The first thing to understand is what a term insurance plan is all about. It is basically a life insurance plan that offers a life cover paid out to the nominee of the insured person upon his untimely or accidental death. The sum assured will be paid even if a single premium has been paid. Term plans are a way to protect the family of the main earning member from facing financial issues in the event of the member's sudden death. These policies are for various terms, and the premium depends on the quantum of the sum assured and the term of the policy.
Which particular policy will suit your needs depends on several factors. The first is what kind of premium you can afford to pay annually. The premium has to be paid annually. However, you can opt to pay on a half-yearly, quarterly, or annual basis, depending on your cash flow situation. In fact, it is advisable to take several smaller value policies instead of a single large policy. The benefits are that the premiums are smaller and can be staggered over several months. This means that a large amount of premium does not become due. Sometimes the necessary funds may not be available to meet the premium amount. This leads to a default in the premium payment. Delays will mean interest payments. In a severe financial crisis, the premium payment of a large amount may become difficult to pay. Therefore check to see what premium is affordable first.
The second issue is the term of the policy. Generally, the minimum is about 5 years. If you foresee the requirement of lump sum funds for a particular purpose at a certain time in the future, it is wise to take a tenure which repays at that time. This may be for the education of siblings, or marriage of a daughter or purchase of property etc. remember that the longer the term, the lower the annual premium and the larger the returns.
Once the premium amount affordable is decided, it is time to look at some of the types of term insurance plans available.
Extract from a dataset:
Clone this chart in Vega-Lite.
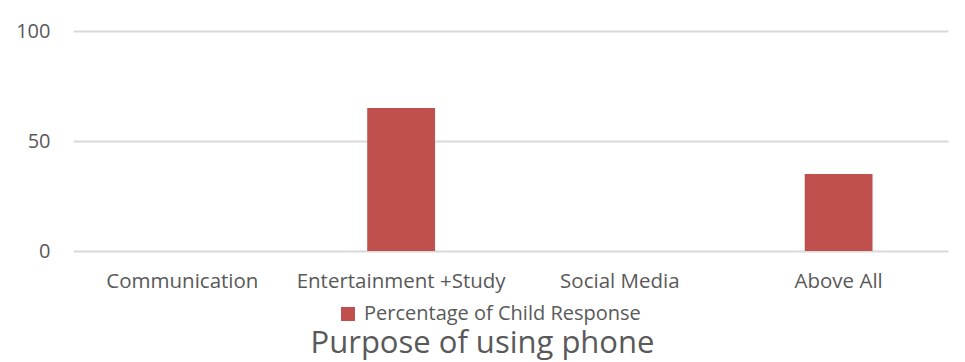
{
  "$schema": "https://vega.github.io/schema/vega-lite/v6.json",
  "width": 875,
  "height": 220,
  "autosize": "none",
  "padding": {"left": 73, "top": 31, "right": 17, "bottom": 111},
  "background": "white",
  "data": {
    "values": [
      {"purpose": "Communication", "value": 0, "series": "Percentage of Child Response"},
      {"purpose": "Entertainment +Study", "value": 65, "series": "Percentage of Child Response"},
      {"purpose": "Social Media", "value": 0, "series": "Percentage of Child Response"},
      {"purpose": "Above All", "value": 35, "series": "Percentage of Child Response"}
    ]
  },
  "title": {
    "text": "Purpose of using phone",
    "orient": "bottom",
    "anchor": "middle",
    "fontSize": 31,
    "font": "Open Sans",
    "fontWeight": "normal",
    "color": "#595959",
    "offset": 5,
    "dx": -28
  },
  "mark": {"type": "bar", "color": "#C0504D"},
  "encoding": {
    "x": {
      "field": "purpose",
      "type": "nominal",
      "sort": null,
      "scale": {"paddingInner": 0.69, "paddingOuter": 0.345},
      "axis": {
        "title": null,
        "labelAngle": 0,
        "domain": false,
        "ticks": false,
        "labelPadding": 20,
        "labelFontSize": 20.5,
        "labelLimit": 0,
        "labelFont": "Open Sans",
        "labelColor": "#595959"
      }
    },
    "y": {
      "field": "value",
      "type": "quantitative",
      "scale": {"domain": [0, 100]},
      "axis": {
        "title": null,
        "values": [0, 50, 100],
        "domain": false,
        "ticks": false,
        "labelPadding": 23,
        "labelFontSize": 20,
        "labelFont": "Open Sans",
        "labelColor": "#595959",
        "gridColor": "#D9D9D9",
        "gridWidth": 2
      }
    },
    "color": {
      "field": "series",
      "type": "nominal",
      "scale": {"range": ["#C0504D"]},
      "legend": {
        "title": null,
        "orient": "none",
        "legendX": 265,
        "legendY": 273,
        "symbolType": "square",
        "symbolSize": 196,
        "symbolStrokeWidth": 0,
        "labelFontSize": 20,
        "labelLimit": 0,
        "labelFont": "Open Sans",
        "labelColor": "#595959",
        "labelOffset": 6
      }
    }
  },
  "config": {"view": {"stroke": null}}
}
There is the basic plan which means that you continue paying the premium, and at maturity, you get a return which includes interest and a bonus. On the death of the insured before maturity, the sum assured is paid to the heirs or nominee of the insured person.
There are term insurance plans which offer money-back benefits. This means that the insured gets a certain amount after a period of time. This, of course, reduces the ultimate value of the policy at maturity. But if there are requirements for these sums at certain periods for various needs, then this plan can be opted for.
Certain term plans have the option to convert a regular term plan into a pension plan if the insured so desires. This can be done during the tenure of the plan.
Then there are plans where the sum assured can be increased on a yearly basis with the premium remaining the same. However, such term plans attract a higher rate of premium.
Therefore, the best term plan is the one which has an affordable premium, a favourable term and ultimately repays a good sum at maturity of the policy. However, if there are requirements for funds at intervals, the money-back plan is suitable. Check to see what maturity value is offered and the quantum of premium that needs to be paid.